■ Exercise goal ■
Return the whole listing, line for line, without the pictures in it.

┏━━

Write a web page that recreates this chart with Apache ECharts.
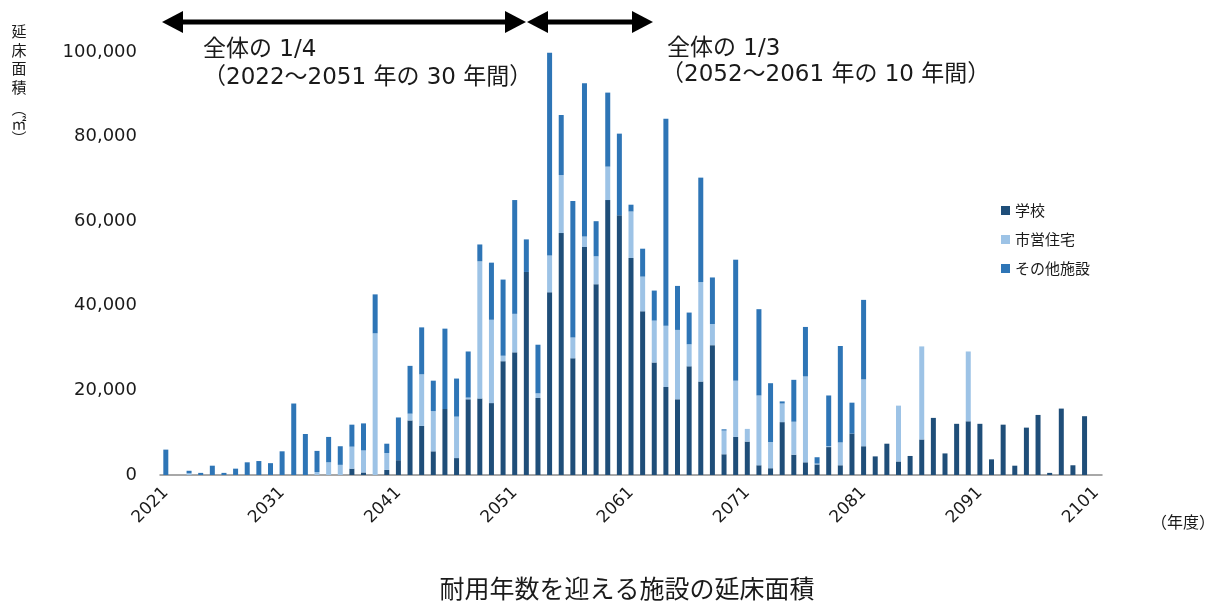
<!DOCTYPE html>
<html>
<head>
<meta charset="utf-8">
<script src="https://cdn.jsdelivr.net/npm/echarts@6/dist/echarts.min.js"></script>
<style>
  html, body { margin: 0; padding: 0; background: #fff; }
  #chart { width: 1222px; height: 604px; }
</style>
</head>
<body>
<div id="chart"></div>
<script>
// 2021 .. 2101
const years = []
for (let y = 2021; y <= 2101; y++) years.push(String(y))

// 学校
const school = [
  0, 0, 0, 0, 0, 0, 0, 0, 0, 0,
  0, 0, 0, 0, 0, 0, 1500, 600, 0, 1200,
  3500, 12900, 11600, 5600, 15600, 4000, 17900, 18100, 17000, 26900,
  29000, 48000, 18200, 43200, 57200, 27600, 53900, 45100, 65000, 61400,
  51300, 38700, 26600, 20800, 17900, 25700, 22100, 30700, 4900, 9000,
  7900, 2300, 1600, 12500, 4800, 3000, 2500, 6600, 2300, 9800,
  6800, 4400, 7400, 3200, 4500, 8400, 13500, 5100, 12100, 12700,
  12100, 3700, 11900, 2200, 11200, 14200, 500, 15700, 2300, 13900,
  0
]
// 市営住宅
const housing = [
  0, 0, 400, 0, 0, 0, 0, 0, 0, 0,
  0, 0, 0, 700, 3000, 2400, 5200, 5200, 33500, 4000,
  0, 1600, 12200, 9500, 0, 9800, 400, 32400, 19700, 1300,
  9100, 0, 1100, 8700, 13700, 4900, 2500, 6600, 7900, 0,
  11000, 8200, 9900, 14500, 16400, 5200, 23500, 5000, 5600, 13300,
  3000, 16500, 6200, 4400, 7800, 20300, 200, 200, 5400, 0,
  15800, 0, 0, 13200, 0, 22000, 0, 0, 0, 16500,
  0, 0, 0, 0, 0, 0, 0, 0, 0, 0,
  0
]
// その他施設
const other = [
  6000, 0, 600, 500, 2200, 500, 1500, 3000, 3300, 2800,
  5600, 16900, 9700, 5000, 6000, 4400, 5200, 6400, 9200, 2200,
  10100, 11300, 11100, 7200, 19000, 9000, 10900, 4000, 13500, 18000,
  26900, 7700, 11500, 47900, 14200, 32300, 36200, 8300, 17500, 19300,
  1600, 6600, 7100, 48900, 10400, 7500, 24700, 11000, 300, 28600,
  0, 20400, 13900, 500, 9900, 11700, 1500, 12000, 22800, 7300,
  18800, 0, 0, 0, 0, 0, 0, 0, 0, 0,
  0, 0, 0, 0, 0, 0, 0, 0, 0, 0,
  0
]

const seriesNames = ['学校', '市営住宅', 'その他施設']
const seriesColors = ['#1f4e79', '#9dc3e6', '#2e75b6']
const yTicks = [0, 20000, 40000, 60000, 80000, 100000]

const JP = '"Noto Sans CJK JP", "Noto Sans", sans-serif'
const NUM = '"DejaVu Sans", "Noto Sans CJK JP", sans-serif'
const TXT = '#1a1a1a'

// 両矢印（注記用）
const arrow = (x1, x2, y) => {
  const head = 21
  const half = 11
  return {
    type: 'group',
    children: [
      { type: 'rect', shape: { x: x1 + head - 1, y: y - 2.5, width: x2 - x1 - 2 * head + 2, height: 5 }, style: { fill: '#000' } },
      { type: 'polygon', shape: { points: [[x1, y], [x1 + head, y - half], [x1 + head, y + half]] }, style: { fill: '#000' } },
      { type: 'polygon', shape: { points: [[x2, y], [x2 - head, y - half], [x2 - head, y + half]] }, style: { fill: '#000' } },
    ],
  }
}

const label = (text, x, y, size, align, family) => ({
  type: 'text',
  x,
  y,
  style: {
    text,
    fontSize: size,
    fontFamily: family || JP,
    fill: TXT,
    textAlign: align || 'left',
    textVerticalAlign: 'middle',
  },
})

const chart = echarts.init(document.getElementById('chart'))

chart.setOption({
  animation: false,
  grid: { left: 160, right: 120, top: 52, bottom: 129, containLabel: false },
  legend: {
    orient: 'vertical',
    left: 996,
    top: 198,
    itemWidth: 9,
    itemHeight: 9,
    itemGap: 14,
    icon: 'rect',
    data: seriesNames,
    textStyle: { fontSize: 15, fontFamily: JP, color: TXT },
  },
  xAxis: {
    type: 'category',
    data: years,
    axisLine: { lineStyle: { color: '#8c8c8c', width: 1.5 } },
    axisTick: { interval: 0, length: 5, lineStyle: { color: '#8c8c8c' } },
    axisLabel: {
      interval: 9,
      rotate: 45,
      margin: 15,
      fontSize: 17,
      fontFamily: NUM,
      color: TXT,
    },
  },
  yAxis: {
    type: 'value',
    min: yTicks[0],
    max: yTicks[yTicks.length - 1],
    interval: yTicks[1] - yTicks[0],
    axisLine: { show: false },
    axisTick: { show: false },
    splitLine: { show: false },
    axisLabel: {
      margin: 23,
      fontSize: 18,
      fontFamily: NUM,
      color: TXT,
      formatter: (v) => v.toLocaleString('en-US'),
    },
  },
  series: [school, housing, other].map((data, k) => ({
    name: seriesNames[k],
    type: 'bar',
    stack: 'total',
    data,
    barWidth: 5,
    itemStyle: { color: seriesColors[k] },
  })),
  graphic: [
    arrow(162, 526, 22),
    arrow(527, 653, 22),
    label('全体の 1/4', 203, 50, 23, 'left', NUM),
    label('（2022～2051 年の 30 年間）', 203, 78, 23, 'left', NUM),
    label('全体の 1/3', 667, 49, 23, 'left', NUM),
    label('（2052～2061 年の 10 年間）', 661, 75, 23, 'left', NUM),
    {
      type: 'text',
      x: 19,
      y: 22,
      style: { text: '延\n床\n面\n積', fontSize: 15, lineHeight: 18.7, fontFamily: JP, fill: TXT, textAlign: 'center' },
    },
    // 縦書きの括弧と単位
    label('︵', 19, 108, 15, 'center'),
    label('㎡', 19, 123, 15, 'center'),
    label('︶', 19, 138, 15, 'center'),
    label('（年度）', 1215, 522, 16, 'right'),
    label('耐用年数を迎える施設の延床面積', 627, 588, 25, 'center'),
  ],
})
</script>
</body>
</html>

┗━━

■ Written answer ■
Write a web page that recreates this chart with Apache ECharts.
<!DOCTYPE html>
<html>
<head>
<meta charset="utf-8">
<script src="https://cdn.jsdelivr.net/npm/echarts@6/dist/echarts.min.js"></script>
<style>
  html, body { margin: 0; padding: 0; background: #fff; }
  #chart { width: 1222px; height: 604px; }
</style>
</head>
<body>
<div id="chart"></div>
<script>
// 2021 .. 2101
const years = []
for (let y = 2021; y <= 2101; y++) years.push(String(y))

// 学校
const school = [
  0, 0, 0, 0, 0, 0, 0, 0, 0, 0,
  0, 0, 0, 0, 0, 0, 1500, 600, 0, 1200,
  3500, 12900, 11600, 5600, 15600, 4000, 17900, 18100, 17000, 26900,
  29000, 48000, 18200, 43200, 57200, 27600, 53900, 45100, 65000, 61400,
  51300, 38700, 26600, 20800, 17900, 25700, 22100, 30700, 4900, 9000,
  7900, 2300, 1600, 12500, 4800, 3000, 2500, 6600, 2300, 9800,
  6800, 4400, 7400, 3200, 4500, 8400, 13500, 5100, 12100, 12700,
  12100, 3700, 11900, 2200, 11200, 14200, 500, 15700, 2300, 13900,
  0
]
// 市営住宅
const housing = [
  0, 0, 400, 0, 0, 0, 0, 0, 0, 0,
  0, 0, 0, 700, 3000, 2400, 5200, 5200, 33500, 4000,
  0, 1600, 12200, 9500, 0, 9800, 400, 32400, 19700, 1300,
  9100, 0, 1100, 8700, 13700, 4900, 2500, 6600, 7900, 0,
  11000, 8200, 9900, 14500, 16400, 5200, 23500, 5000, 5600, 13300,
  3000, 16500, 6200, 4400, 7800, 20300, 200, 200, 5400, 0,
  15800, 0, 0, 13200, 0, 22000, 0, 0, 0, 16500,
  0, 0, 0, 0, 0, 0, 0, 0, 0, 0,
  0
]
// その他施設
const other = [
  6000, 0, 600, 500, 2200, 500, 1500, 3000, 3300, 2800,
  5600, 16900, 9700, 5000, 6000, 4400, 5200, 6400, 9200, 2200,
  10100, 11300, 11100, 7200, 19000, 9000, 10900, 4000, 13500, 18000,
  26900, 7700, 11500, 47900, 14200, 32300, 36200, 8300, 17500, 19300,
  1600, 6600, 7100, 48900, 10400, 7500, 24700, 11000, 300, 28600,
  0, 20400, 13900, 500, 9900, 11700, 1500, 12000, 22800, 7300,
  18800, 0, 0, 0, 0, 0, 0, 0, 0, 0,
  0, 0, 0, 0, 0, 0, 0, 0, 0, 0,
  0
]

const seriesNames = ['学校', '市営住宅', 'その他施設']
const seriesColors = ['#1f4e79', '#9dc3e6', '#2e75b6']
const yTicks = [0, 20000, 40000, 60000, 80000, 100000]

const JP = '"Noto Sans CJK JP", "Noto Sans", sans-serif'
const NUM = '"DejaVu Sans", "Noto Sans CJK JP", sans-serif'
const TXT = '#1a1a1a'

// 両矢印（注記用）
const arrow = (x1, x2, y) => {
  const head = 21
  const half = 11
  return {
    type: 'group',
    children: [
      { type: 'rect', shape: { x: x1 + head - 1, y: y - 2.5, width: x2 - x1 - 2 * head + 2, height: 5 }, style: { fill: '#000' } },
      { type: 'polygon', shape: { points: [[x1, y], [x1 + head, y - half], [x1 + head, y + half]] }, style: { fill: '#000' } },
      { type: 'polygon', shape: { points: [[x2, y], [x2 - head, y - half], [x2 - head, y + half]] }, style: { fill: '#000' } },
    ],
  }
}

const label = (text, x, y, size, align, family) => ({
  type: 'text',
  x,
  y,
  style: {
    text,
    fontSize: size,
    fontFamily: family || JP,
    fill: TXT,
    textAlign: align || 'left',
    textVerticalAlign: 'middle',
  },
})

const chart = echarts.init(document.getElementById('chart'))

chart.setOption({
  animation: false,
  grid: { left: 160, right: 120, top: 52, bottom: 129, containLabel: false },
  legend: {
    orient: 'vertical',
    left: 996,
    top: 198,
    itemWidth: 9,
    itemHeight: 9,
    itemGap: 14,
    icon: 'rect',
    data: seriesNames,
    textStyle: { fontSize: 15, fontFamily: JP, color: TXT },
  },
  xAxis: {
    type: 'category',
    data: years,
    axisLine: { lineStyle: { color: '#8c8c8c', width: 1.5 } },
    axisTick: { interval: 0, length: 5, lineStyle: { color: '#8c8c8c' } },
    axisLabel: {
      interval: 9,
      rotate: 45,
      margin: 15,
      fontSize: 17,
      fontFamily: NUM,
      color: TXT,
    },
  },
  yAxis: {
    type: 'value',
    min: yTicks[0],
    max: yTicks[yTicks.length - 1],
    interval: yTicks[1] - yTicks[0],
    axisLine: { show: false },
    axisTick: { show: false },
    splitLine: { show: false },
    axisLabel: {
      margin: 23,
      fontSize: 18,
      fontFamily: NUM,
      color: TXT,
      formatter: (v) => v.toLocaleString('en-US'),
    },
  },
  series: [school, housing, other].map((data, k) => ({
    name: seriesNames[k],
    type: 'bar',
    stack: 'total',
    data,
    barWidth: 5,
    itemStyle: { color: seriesColors[k] },
  })),
  graphic: [
    arrow(162, 526, 22),
    arrow(527, 653, 22),
    label('全体の 1/4', 203, 50, 23, 'left', NUM),
    label('（2022～2051 年の 30 年間）', 203, 78, 23, 'left', NUM),
    label('全体の 1/3', 667, 49, 23, 'left', NUM),
    label('（2052～2061 年の 10 年間）', 661, 75, 23, 'left', NUM),
    {
      type: 'text',
      x: 19,
      y: 22,
      style: { text: '延\n床\n面\n積', fontSize: 15, lineHeight: 18.7, fontFamily: JP, fill: TXT, textAlign: 'center' },
    },
    // 縦書きの括弧と単位
    label('︵', 19, 108, 15, 'center'),
    label('㎡', 19, 123, 15, 'center'),
    label('︶', 19, 138, 15, 'center'),
    label('（年度）', 1215, 522, 16, 'right'),
    label('耐用年数を迎える施設の延床面積', 627, 588, 25, 'center'),
  ],
})
</script>
</body>
</html>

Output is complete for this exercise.